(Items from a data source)
□ □ □ □ □
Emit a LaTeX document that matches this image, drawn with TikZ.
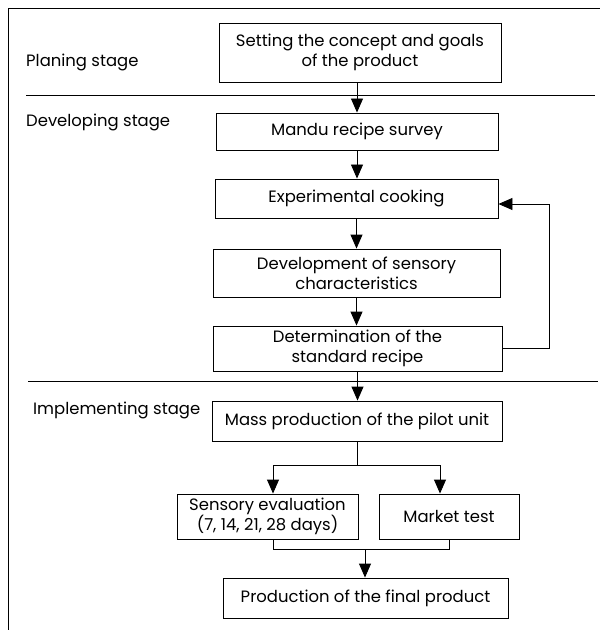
\documentclass[tikz,border=0pt]{standalone}
\usepackage{fontspec}
\setmainfont{Poppins}
\usetikzlibrary{arrows.meta}
\begin{document}
\begin{tikzpicture}[x=1bp,y=-1bp,
  box/.style={draw, line width=0.9bp, align=center, inner sep=0pt, font=\fontsize{16.5}{20}\selectfont},
  lbl/.style={anchor=west, inner sep=0pt, font=\fontsize{16.5}{20}\selectfont},
  ln/.style={line width=0.9bp},
  arr/.style={line width=0.9bp, -{Triangle[length=14bp,width=12bp]}}]
\useasboundingbox (0,0) rectangle (606,630);
% frame
\coordinate (f1) at (8,630);
\coordinate (f2) at (8,8);
\coordinate (f3) at (600,8);
\draw[ln] (f1) -- (f2) -- (f3);
% separators
\coordinate (s1a) at (26,95);
\coordinate (s1b) at (595,95);
\coordinate (s2a) at (28,381);
\coordinate (s2b) at (598,381);
\draw[ln] (s1a) -- (s1b);
\draw[ln] (s2a) -- (s2b);
% stage labels
\node[lbl] (l1) at (26,62) {Planing stage};
\node[lbl] (l2) at (26,122) {Developing stage};
\node[lbl] (l3) at (33,410) {Implementing stage};
% boxes
\node[box, minimum width=282bp, minimum height=59bp] (b1) at (360,52.5) {Setting the concept and goals\\of the product};
\node[box, minimum width=282bp, minimum height=37bp] (b2) at (357,131.5) {Mandu recipe survey};
\node[box, minimum width=283bp, minimum height=39bp] (b3) at (356.5,198.5) {Experimental cooking};
\node[box, minimum width=287bp, minimum height=48bp] (b4) at (356.5,273) {Development of sensory\\characteristics};
\node[box, minimum width=289bp, minimum height=45bp] (b5) at (357.5,348.5) {Determination of the\\standard recipe};
\node[box, minimum width=290bp, minimum height=40bp] (b6) at (357,421) {Mass production of the pilot unit};
\node[box, minimum width=181bp, minimum height=45bp] (b7) at (267.5,516.5) {Sensory evaluation\\(7, 14, 21, 28 days)};
\node[box, minimum width=140bp, minimum height=45bp] (b8) at (449,516.5) {Market test};
\node[box, minimum width=285bp, minimum height=40bp] (b9) at (365.5,598) {Production of the final product};
% main flow
\draw[arr] (b1.south -| b2.north) -- (b2.north);
\draw[arr] (b2.south) -- (b2.south |- b3.north);
\draw[arr] (b3.south) -- (b3.south |- b4.north);
\draw[arr] (b4.south) -- (b4.south |- b5.north);
\draw[arr] (b5.south) -- (b5.south |- b6.north);
% feedback loop
\coordinate (fb1) at (549,348.5);
\coordinate (fb2) at (549,204);
\draw[arr] (b5.east) -- (fb1) -- (fb2) -- (fb2 -| b3.east);
% branch
\coordinate (bl) at (273,465);
\coordinate (brr) at (440,465);
\draw[ln] (b6.south) -- (b6.south |- bl);
\draw[ln] (bl) -- (brr);
\draw[arr] (bl) -- (bl |- b7.north);
\draw[arr] (brr) -- (brr |- b8.north);
% merge
\coordinate (ml) at (273,549);
\coordinate (mr) at (449,549);
\coordinate (mm) at (365,549);
\draw[ln] (ml |- b7.south) -- (ml) -- (mr) -- (mr |- b8.south);
\draw[arr] (mm) -- (mm |- b9.north);
\end{tikzpicture}
\end{document}
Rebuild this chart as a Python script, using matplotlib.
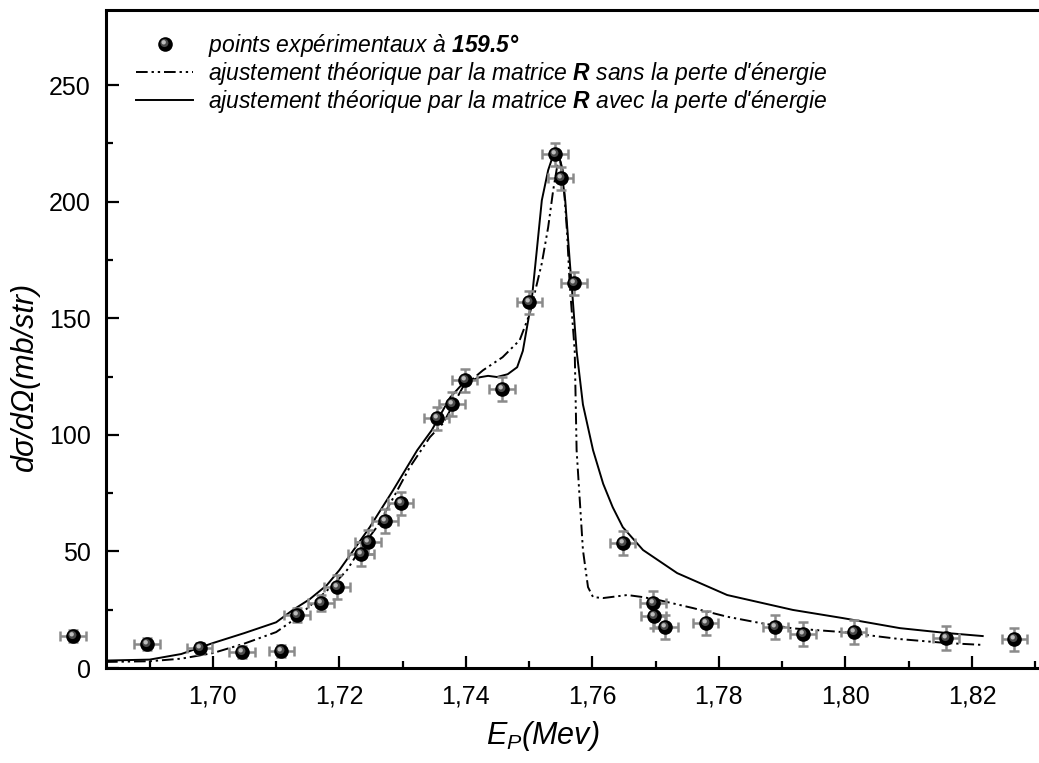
□ □ □ □ □
_WHAT IS NEEDED_.
Your task is to retype all the entries exactly and leave out any pictures.

_RESPONSE TO THE TASK_.
Emit a LaTeX document that matches this image, drawn with TikZ.
\documentclass[tikz,border=0pt]{standalone}
\usepackage{fontspec}
\setmainfont{Poppins}
\usetikzlibrary{arrows.meta}
\begin{document}
\begin{tikzpicture}[x=1bp,y=-1bp,
  box/.style={draw, line width=0.9bp, align=center, inner sep=0pt, font=\fontsize{16.5}{20}\selectfont},
  lbl/.style={anchor=west, inner sep=0pt, font=\fontsize{16.5}{20}\selectfont},
  ln/.style={line width=0.9bp},
  arr/.style={line width=0.9bp, -{Triangle[length=14bp,width=12bp]}}]
\useasboundingbox (0,0) rectangle (606,630);
% frame
\coordinate (f1) at (8,630);
\coordinate (f2) at (8,8);
\coordinate (f3) at (600,8);
\draw[ln] (f1) -- (f2) -- (f3);
% separators
\coordinate (s1a) at (26,95);
\coordinate (s1b) at (595,95);
\coordinate (s2a) at (28,381);
\coordinate (s2b) at (598,381);
\draw[ln] (s1a) -- (s1b);
\draw[ln] (s2a) -- (s2b);
% stage labels
\node[lbl] (l1) at (26,62) {Planing stage};
\node[lbl] (l2) at (26,122) {Developing stage};
\node[lbl] (l3) at (33,410) {Implementing stage};
% boxes
\node[box, minimum width=282bp, minimum height=59bp] (b1) at (360,52.5) {Setting the concept and goals\\of the product};
\node[box, minimum width=282bp, minimum height=37bp] (b2) at (357,131.5) {Mandu recipe survey};
\node[box, minimum width=283bp, minimum height=39bp] (b3) at (356.5,198.5) {Experimental cooking};
\node[box, minimum width=287bp, minimum height=48bp] (b4) at (356.5,273) {Development of sensory\\characteristics};
\node[box, minimum width=289bp, minimum height=45bp] (b5) at (357.5,348.5) {Determination of the\\standard recipe};
\node[box, minimum width=290bp, minimum height=40bp] (b6) at (357,421) {Mass production of the pilot unit};
\node[box, minimum width=181bp, minimum height=45bp] (b7) at (267.5,516.5) {Sensory evaluation\\(7, 14, 21, 28 days)};
\node[box, minimum width=140bp, minimum height=45bp] (b8) at (449,516.5) {Market test};
\node[box, minimum width=285bp, minimum height=40bp] (b9) at (365.5,598) {Production of the final product};
% main flow
\draw[arr] (b1.south -| b2.north) -- (b2.north);
\draw[arr] (b2.south) -- (b2.south |- b3.north);
\draw[arr] (b3.south) -- (b3.south |- b4.north);
\draw[arr] (b4.south) -- (b4.south |- b5.north);
\draw[arr] (b5.south) -- (b5.south |- b6.north);
% feedback loop
\coordinate (fb1) at (549,348.5);
\coordinate (fb2) at (549,204);
\draw[arr] (b5.east) -- (fb1) -- (fb2) -- (fb2 -| b3.east);
% branch
\coordinate (bl) at (273,465);
\coordinate (brr) at (440,465);
\draw[ln] (b6.south) -- (b6.south |- bl);
\draw[ln] (bl) -- (brr);
\draw[arr] (bl) -- (bl |- b7.north);
\draw[arr] (brr) -- (brr |- b8.north);
% merge
\coordinate (ml) at (273,549);
\coordinate (mr) at (449,549);
\coordinate (mm) at (365,549);
\draw[ln] (ml |- b7.south) -- (ml) -- (mr) -- (mr |- b8.south);
\draw[arr] (mm) -- (mm |- b9.north);
\end{tikzpicture}
\end{document}
Rebuild this chart as a Python script, using matplotlib.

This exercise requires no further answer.